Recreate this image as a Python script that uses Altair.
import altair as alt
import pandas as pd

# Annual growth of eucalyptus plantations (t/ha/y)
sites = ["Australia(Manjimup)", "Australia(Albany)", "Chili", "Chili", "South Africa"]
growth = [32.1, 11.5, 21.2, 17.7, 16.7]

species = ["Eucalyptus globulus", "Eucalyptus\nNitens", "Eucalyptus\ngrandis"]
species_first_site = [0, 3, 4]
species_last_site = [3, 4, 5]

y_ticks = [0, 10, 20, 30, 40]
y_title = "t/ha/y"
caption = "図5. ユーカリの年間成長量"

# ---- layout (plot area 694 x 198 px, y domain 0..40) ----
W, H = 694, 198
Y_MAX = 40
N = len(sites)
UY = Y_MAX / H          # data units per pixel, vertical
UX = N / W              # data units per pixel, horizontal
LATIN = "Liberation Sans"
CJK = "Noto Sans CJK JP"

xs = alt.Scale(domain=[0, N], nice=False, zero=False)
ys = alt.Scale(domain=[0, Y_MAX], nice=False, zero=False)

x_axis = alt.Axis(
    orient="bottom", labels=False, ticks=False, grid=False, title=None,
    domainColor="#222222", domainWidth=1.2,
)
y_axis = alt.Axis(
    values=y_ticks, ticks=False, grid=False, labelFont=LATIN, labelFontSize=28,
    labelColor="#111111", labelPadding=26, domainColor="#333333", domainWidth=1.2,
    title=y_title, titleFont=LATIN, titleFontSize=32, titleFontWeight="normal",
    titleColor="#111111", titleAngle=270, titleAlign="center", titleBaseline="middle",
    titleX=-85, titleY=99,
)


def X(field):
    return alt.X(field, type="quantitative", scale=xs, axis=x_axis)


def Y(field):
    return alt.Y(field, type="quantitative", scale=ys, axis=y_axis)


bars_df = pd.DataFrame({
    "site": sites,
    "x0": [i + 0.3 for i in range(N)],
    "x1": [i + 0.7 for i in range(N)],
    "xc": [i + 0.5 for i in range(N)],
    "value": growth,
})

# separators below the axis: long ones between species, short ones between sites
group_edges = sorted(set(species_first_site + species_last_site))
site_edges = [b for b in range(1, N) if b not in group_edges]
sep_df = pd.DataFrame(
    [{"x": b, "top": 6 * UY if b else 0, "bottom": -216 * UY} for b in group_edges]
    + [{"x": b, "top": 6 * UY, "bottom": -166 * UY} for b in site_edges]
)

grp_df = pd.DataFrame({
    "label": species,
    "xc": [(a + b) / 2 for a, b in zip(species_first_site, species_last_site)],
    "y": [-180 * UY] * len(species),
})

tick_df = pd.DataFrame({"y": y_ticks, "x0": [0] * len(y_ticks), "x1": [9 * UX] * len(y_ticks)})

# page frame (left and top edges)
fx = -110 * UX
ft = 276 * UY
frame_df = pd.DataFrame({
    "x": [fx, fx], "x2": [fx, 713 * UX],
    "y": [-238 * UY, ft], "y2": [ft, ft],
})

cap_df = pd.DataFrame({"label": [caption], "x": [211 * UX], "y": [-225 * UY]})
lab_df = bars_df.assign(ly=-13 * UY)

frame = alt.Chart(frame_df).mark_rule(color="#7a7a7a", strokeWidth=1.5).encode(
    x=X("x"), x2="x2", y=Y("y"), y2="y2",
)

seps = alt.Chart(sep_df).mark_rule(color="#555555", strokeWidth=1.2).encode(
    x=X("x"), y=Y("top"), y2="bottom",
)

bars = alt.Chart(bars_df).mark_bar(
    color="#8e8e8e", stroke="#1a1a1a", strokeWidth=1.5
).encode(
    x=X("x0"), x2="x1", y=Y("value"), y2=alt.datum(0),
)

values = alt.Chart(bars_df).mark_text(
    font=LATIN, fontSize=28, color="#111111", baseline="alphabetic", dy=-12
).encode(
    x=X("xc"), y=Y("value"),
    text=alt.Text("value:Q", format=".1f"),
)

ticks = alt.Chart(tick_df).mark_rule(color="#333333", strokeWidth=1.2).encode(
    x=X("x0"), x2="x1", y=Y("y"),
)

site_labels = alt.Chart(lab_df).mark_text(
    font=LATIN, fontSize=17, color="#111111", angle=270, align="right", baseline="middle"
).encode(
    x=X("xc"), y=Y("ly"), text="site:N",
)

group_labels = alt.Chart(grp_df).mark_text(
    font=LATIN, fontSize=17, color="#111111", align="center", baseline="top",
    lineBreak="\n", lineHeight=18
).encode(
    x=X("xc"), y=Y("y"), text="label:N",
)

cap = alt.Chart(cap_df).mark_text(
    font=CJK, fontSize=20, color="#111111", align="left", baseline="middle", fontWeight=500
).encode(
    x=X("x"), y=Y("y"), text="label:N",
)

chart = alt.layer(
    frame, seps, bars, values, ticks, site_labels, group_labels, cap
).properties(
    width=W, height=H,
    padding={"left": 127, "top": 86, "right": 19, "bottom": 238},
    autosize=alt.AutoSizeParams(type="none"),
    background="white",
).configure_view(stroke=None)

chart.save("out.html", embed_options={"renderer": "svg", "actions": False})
# # # # #
WHAT TO DO: Extract the full listing above without alteration.

SOLUTION FOR THIS PROBLEM:
Recreate this image as a Python script that uses Altair.
import altair as alt
import pandas as pd

# Annual growth of eucalyptus plantations (t/ha/y)
sites = ["Australia(Manjimup)", "Australia(Albany)", "Chili", "Chili", "South Africa"]
growth = [32.1, 11.5, 21.2, 17.7, 16.7]

species = ["Eucalyptus globulus", "Eucalyptus\nNitens", "Eucalyptus\ngrandis"]
species_first_site = [0, 3, 4]
species_last_site = [3, 4, 5]

y_ticks = [0, 10, 20, 30, 40]
y_title = "t/ha/y"
caption = "図5. ユーカリの年間成長量"

# ---- layout (plot area 694 x 198 px, y domain 0..40) ----
W, H = 694, 198
Y_MAX = 40
N = len(sites)
UY = Y_MAX / H          # data units per pixel, vertical
UX = N / W              # data units per pixel, horizontal
LATIN = "Liberation Sans"
CJK = "Noto Sans CJK JP"

xs = alt.Scale(domain=[0, N], nice=False, zero=False)
ys = alt.Scale(domain=[0, Y_MAX], nice=False, zero=False)

x_axis = alt.Axis(
    orient="bottom", labels=False, ticks=False, grid=False, title=None,
    domainColor="#222222", domainWidth=1.2,
)
y_axis = alt.Axis(
    values=y_ticks, ticks=False, grid=False, labelFont=LATIN, labelFontSize=28,
    labelColor="#111111", labelPadding=26, domainColor="#333333", domainWidth=1.2,
    title=y_title, titleFont=LATIN, titleFontSize=32, titleFontWeight="normal",
    titleColor="#111111", titleAngle=270, titleAlign="center", titleBaseline="middle",
    titleX=-85, titleY=99,
)


def X(field):
    return alt.X(field, type="quantitative", scale=xs, axis=x_axis)


def Y(field):
    return alt.Y(field, type="quantitative", scale=ys, axis=y_axis)


bars_df = pd.DataFrame({
    "site": sites,
    "x0": [i + 0.3 for i in range(N)],
    "x1": [i + 0.7 for i in range(N)],
    "xc": [i + 0.5 for i in range(N)],
    "value": growth,
})

# separators below the axis: long ones between species, short ones between sites
group_edges = sorted(set(species_first_site + species_last_site))
site_edges = [b for b in range(1, N) if b not in group_edges]
sep_df = pd.DataFrame(
    [{"x": b, "top": 6 * UY if b else 0, "bottom": -216 * UY} for b in group_edges]
    + [{"x": b, "top": 6 * UY, "bottom": -166 * UY} for b in site_edges]
)

grp_df = pd.DataFrame({
    "label": species,
    "xc": [(a + b) / 2 for a, b in zip(species_first_site, species_last_site)],
    "y": [-180 * UY] * len(species),
})

tick_df = pd.DataFrame({"y": y_ticks, "x0": [0] * len(y_ticks), "x1": [9 * UX] * len(y_ticks)})

# page frame (left and top edges)
fx = -110 * UX
ft = 276 * UY
frame_df = pd.DataFrame({
    "x": [fx, fx], "x2": [fx, 713 * UX],
    "y": [-238 * UY, ft], "y2": [ft, ft],
})

cap_df = pd.DataFrame({"label": [caption], "x": [211 * UX], "y": [-225 * UY]})
lab_df = bars_df.assign(ly=-13 * UY)

frame = alt.Chart(frame_df).mark_rule(color="#7a7a7a", strokeWidth=1.5).encode(
    x=X("x"), x2="x2", y=Y("y"), y2="y2",
)

seps = alt.Chart(sep_df).mark_rule(color="#555555", strokeWidth=1.2).encode(
    x=X("x"), y=Y("top"), y2="bottom",
)

bars = alt.Chart(bars_df).mark_bar(
    color="#8e8e8e", stroke="#1a1a1a", strokeWidth=1.5
).encode(
    x=X("x0"), x2="x1", y=Y("value"), y2=alt.datum(0),
)

values = alt.Chart(bars_df).mark_text(
    font=LATIN, fontSize=28, color="#111111", baseline="alphabetic", dy=-12
).encode(
    x=X("xc"), y=Y("value"),
    text=alt.Text("value:Q", format=".1f"),
)

ticks = alt.Chart(tick_df).mark_rule(color="#333333", strokeWidth=1.2).encode(
    x=X("x0"), x2="x1", y=Y("y"),
)

site_labels = alt.Chart(lab_df).mark_text(
    font=LATIN, fontSize=17, color="#111111", angle=270, align="right", baseline="middle"
).encode(
    x=X("xc"), y=Y("ly"), text="site:N",
)

group_labels = alt.Chart(grp_df).mark_text(
    font=LATIN, fontSize=17, color="#111111", align="center", baseline="top",
    lineBreak="\n", lineHeight=18
).encode(
    x=X("xc"), y=Y("y"), text="label:N",
)

cap = alt.Chart(cap_df).mark_text(
    font=CJK, fontSize=20, color="#111111", align="left", baseline="middle", fontWeight=500
).encode(
    x=X("x"), y=Y("y"), text="label:N",
)

chart = alt.layer(
    frame, seps, bars, values, ticks, site_labels, group_labels, cap
).properties(
    width=W, height=H,
    padding={"left": 127, "top": 86, "right": 19, "bottom": 238},
    autosize=alt.AutoSizeParams(type="none"),
    background="white",
).configure_view(stroke=None)

chart.save("out.html", embed_options={"renderer": "svg", "actions": False})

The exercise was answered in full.